Придет время, и она родит Бесу ребенка. А я уже не рожу.
Я уже никого, никогда не рожу.
Голова, не кружись. Что ты все кружишься?
Наша Земля тоже кружится… и мы все – беженцы с Земли…
Куда мы убежали? Зачем? От кого?
Может, от самих себя?
А как это – умирать? Как прыгать с моста в холодную воду, что ли?
Ешьте, ребятки, что ж вы как слабо жрете грибочки! Со сметанкой, со сметанкой наворачивайте… Давайте, я вам сама сметанки положу! Ваша Кэт правда здорово стряпает?! Ну вот… Паук! Наливай! Накатим… Огурчик быстро закончился, а другого, жалко, нет. Ну что, ваше!.. драгоценное здоровье… Пацанчики мои… О-о-о-ох!.. у-у-у-ух… Под не-бом га-алубым… есть город за-алатой… с прозра-а-ачными ва-ротами… и яр-ко-ю звез-дой…
Кузя
Я один с мамой живу. Отец нас бросил давно. Мама моя кем только ни работала. Все хватала, что плохо лежит. Ну, не в смысле там воровала, ха! Работы хватала. Выше крыши набирала. Чужие рукописи перепечатывать. Мыть какие-то окна, полы какие-то, черт знает где, то в супермаркетах, то в фирмах каких-то. Чем-то торговала. Я знал, чем. Сапогами, валенками с машин. Это такие фуры приходили, фургоны, перекупщики всякие орудовали. Мать как продавщицу припахали. Ну она и пахала. На морозе торговала. Курить там, на машинах, научилась; пить. Я очень переживал. Кричал ей: мать, ну что ты с собой делаешь! Она сидела с бутылкой в обнимку. Смеялась: яйца курицу не учат!..
Курица, яйцо. Очень смешно. Наконец эта эпопея с сапогами-валенками закончилась. Я рос тем временем. Рос, и кое-что соображать начал. Почему мы все так живем. Ну, не все, конечно! Но многие. Почему мы живем, как быдло. У матери спрашиваю однажды: быдло, это что такое? Она сначала думала. Лоб наморщила. Она у меня, между прочим, начитанная, не хухры-мухры. Потом говорит: быдло, это, сынок, животное, наверно, корова. Или там бык. С «бы» начинается. И хохотать! И я хохочу, смешно же.

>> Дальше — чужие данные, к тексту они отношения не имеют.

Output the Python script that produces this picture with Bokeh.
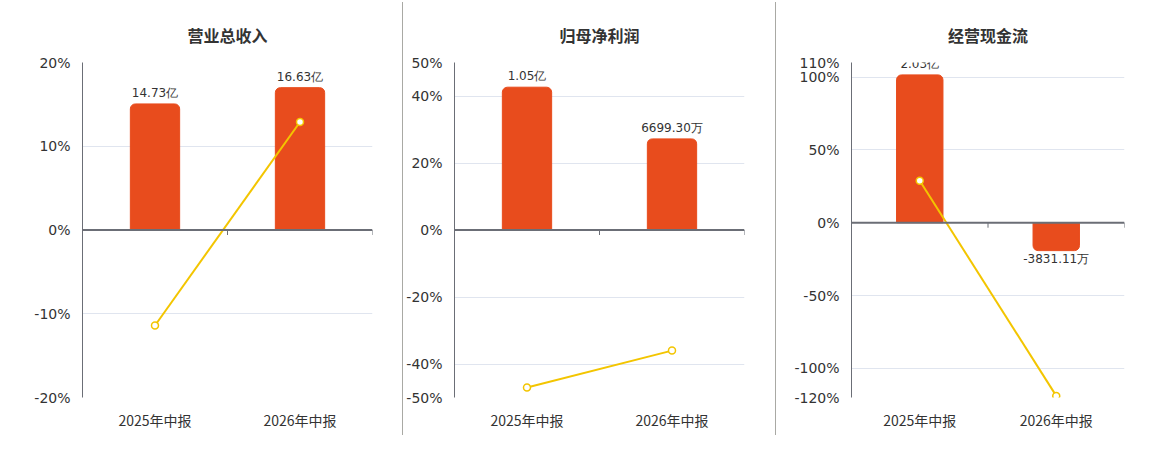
from bokeh.plotting import figure
from bokeh.models import (Range1d, FixedTicker, PrintfTickFormatter, Span, Legend,
                          LegendItem, Div, ColumnDataSource)
from bokeh.layouts import row
from bokeh.core.properties import value
from bokeh.embed import file_html
from bokeh.resources import INLINE

# ---- data ----
categories = ["2025年中报", "2026年中报"]
titles = ["营业总收入", "归母净利润", "经营现金流"]
yoy_label = "同比"

revenue = [14.73, 16.63]          # 亿
revenue_yoy = [-11.4, 12.9]       # %
profit = [1.05, 0.66993]          # 亿
profit_yoy = [-47.0, -36.0]
cashflow = [2.03, -0.383111]      # 亿
cashflow_yoy = [28.8, -118.9]

ticks1 = [-20, -10, 0, 10, 20]
ticks2 = [-50, -40, -20, 0, 20, 40, 50]
ticks3 = [-120, -100, -50, 0, 50, 100, 110]

NUM_FONT = "DejaVu Sans"
CJK_FONT = "Noto Sans CJK SC"
BAR = "#E84C1D"
YEL = "#F3C500"
TXT = "#333333"


def fmt(v):
    if abs(v) >= 1:
        return "%.2f亿" % v
    return "%.2f万" % (v * 10000)


def panel(title, bars, yoy, ticks, bar_scale, fw, bl, br, toff):
    lo, hi = ticks[0], ticks[-1]
    p = figure(frame_width=fw, frame_height=335, output_backend="svg",
               toolbar_location=None,
               x_range=Range1d(-0.5, 1.5), y_range=Range1d(lo, hi),
               min_border_left=bl, min_border_right=br, min_border_top=62,
               min_border_bottom=41, background_fill_color="white",
               border_fill_color="white", outline_line_color=None)
    p.extra_y_ranges = {"bar": Range1d(lo / bar_scale, hi / bar_scale)}
    xs = list(range(len(categories)))

    pos = ColumnDataSource(dict(x=[x for x, b in zip(xs, bars) if b >= 0],
                                v=[b for b in bars if b >= 0]))
    neg = ColumnDataSource(dict(x=[x for x, b in zip(xs, bars) if b < 0],
                                v=[b for b in bars if b < 0]))
    rb = p.vbar(x="x", top="v", bottom=0, width=0.34, source=pos, y_range_name="bar",
                fill_color=BAR, line_color=BAR, border_radius=(5, 5, 0, 0))
    if neg.data["x"]:
        p.vbar(x="x", top=0, bottom="v", width=0.34, source=neg, y_range_name="bar",
               fill_color=BAR, line_color=BAR, border_radius=(0, 0, 5, 5))

    p.text(x="x", y="v", text="t",
           source=ColumnDataSource(dict(x=pos.data["x"], v=pos.data["v"],
                                        t=[fmt(v) for v in pos.data["v"]])),
           y_range_name="bar", text_align="center", text_baseline="bottom", y_offset=-4,
           text_font=value(NUM_FONT), text_font_size="12px", text_color=TXT)
    if neg.data["x"]:
        p.text(x="x", y="v", text="t",
               source=ColumnDataSource(dict(x=neg.data["x"], v=neg.data["v"],
                                            t=[fmt(v) for v in neg.data["v"]])),
               y_range_name="bar", text_align="center", text_baseline="top", y_offset=1,
               text_font=value(NUM_FONT), text_font_size="12px", text_color=TXT)

    p.add_layout(Span(location=0, dimension="width", line_color="#6b6e76", line_width=2))
    tl = (hi - lo) * 5.0 / 335
    p.segment(x0=[0.5, 1.5], y0=[0, 0], x1=[0.5, 1.5], y1=[-tl, -tl],
              line_color="#6b6e76", line_width=1)

    rl = p.line(xs, yoy, line_color=YEL, line_width=2)
    rs = p.scatter(xs, yoy, size=7, fill_color="white", line_color=YEL, line_width=1.5)

    p.xaxis.ticker = FixedTicker(ticks=xs)
    p.xaxis.major_label_overrides = {i: c for i, c in enumerate(categories)}
    p.xaxis.axis_line_color = None
    p.xaxis.major_tick_line_color = None
    p.xaxis.minor_tick_line_color = None
    p.xaxis.major_label_standoff = 6
    p.xaxis.major_label_text_font = CJK_FONT
    p.xaxis.major_label_text_font_size = "14px"
    p.xaxis.major_label_text_color = TXT

    p.yaxis.ticker = FixedTicker(ticks=ticks)
    p.yaxis.formatter = PrintfTickFormatter(format="%d%%")
    p.yaxis.axis_line_color = "#6b6e76"
    p.yaxis.major_tick_line_color = None
    p.yaxis.minor_tick_line_color = None
    p.yaxis.major_label_standoff = 6
    p.yaxis.major_label_text_font = NUM_FONT
    p.yaxis.major_label_text_font_size = "14px"
    p.yaxis.major_label_text_color = TXT

    p.xgrid.grid_line_color = None
    p.ygrid.ticker = FixedTicker(ticks=ticks)
    p.ygrid.grid_line_color = "#e0e5ef"

    p.title.text = title
    p.title.align = "center"
    p.title.offset = toff
    p.title.text_font = CJK_FONT
    p.title.text_font_size = "16px"
    p.title.text_font_style = "bold"
    p.title.text_color = TXT
    p.title.standoff = 32

    leg = Legend(items=[LegendItem(label=title, renderers=[rb]),
                        LegendItem(label=yoy_label, renderers=[rl, rs])],
                 orientation="horizontal", location="center", padding=0, margin=0,
                 spacing=11, label_standoff=6, glyph_width=25, glyph_height=14,
                 label_text_font=CJK_FONT, label_text_font_size="12px",
                 label_text_color=TXT, border_line_color=None,
                 background_fill_alpha=0)
    p.add_layout(leg, "below")
    return p


p1 = panel(titles[0], revenue, revenue_yoy, ticks1, 1.022, 290, 82, 30, -25)
p2 = panel(titles[1], profit, profit_yoy, ticks2, 40.6, 290, 49, 31, -25)
p3 = panel(titles[2], cashflow, cashflow_yoy, ticks3, 50.0, 273, 75, 22, -33)


def divider():
    return Div(text="", width=1, height=433, margin=(2, 0, 0, 0),
               styles={"background-color": "#a9a9a4"})


layout = row(p1, divider(), p2, divider(), p3)
open("out.html", "w").write(file_html(layout, INLINE))
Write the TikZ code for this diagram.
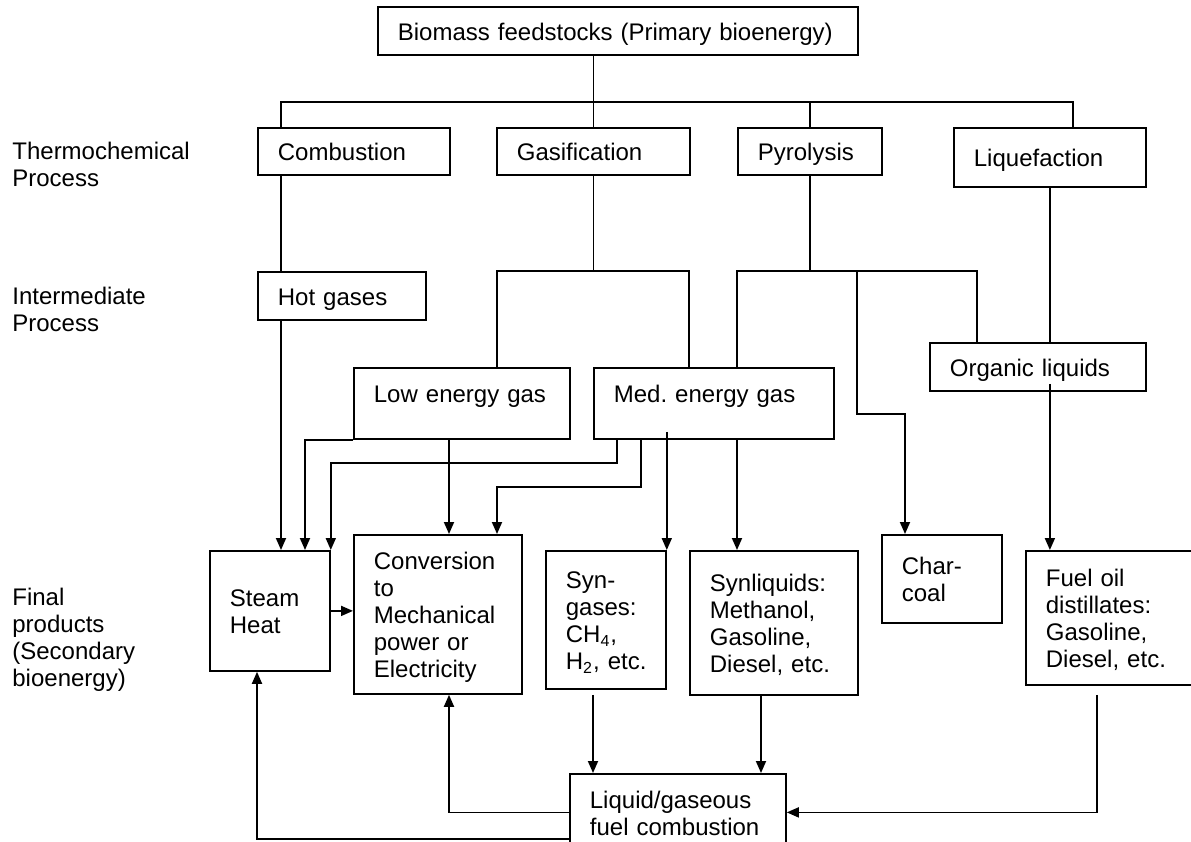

Яйца, куры, коровы. У нас в холодильнике не всегда яйца и мясо лежали. Чаще там лежала такая дешевая рыбка маленькая, ну, для кошек такую старухи покупают. Не знаю, мойва там… или килька. Один хрен. Мать с ней нам кашу варила. Овсяную или гречневую. Лук жарила; кашу варила; рыбу поджаривала, и все это дело перемешивала. Так долго можно было продержаться, на таком горячем блюде, особенно если еще хлеб есть, еще и молоко есть, еще и чай и сахар, а мать еще кофе любила и меня к нему пристрастила.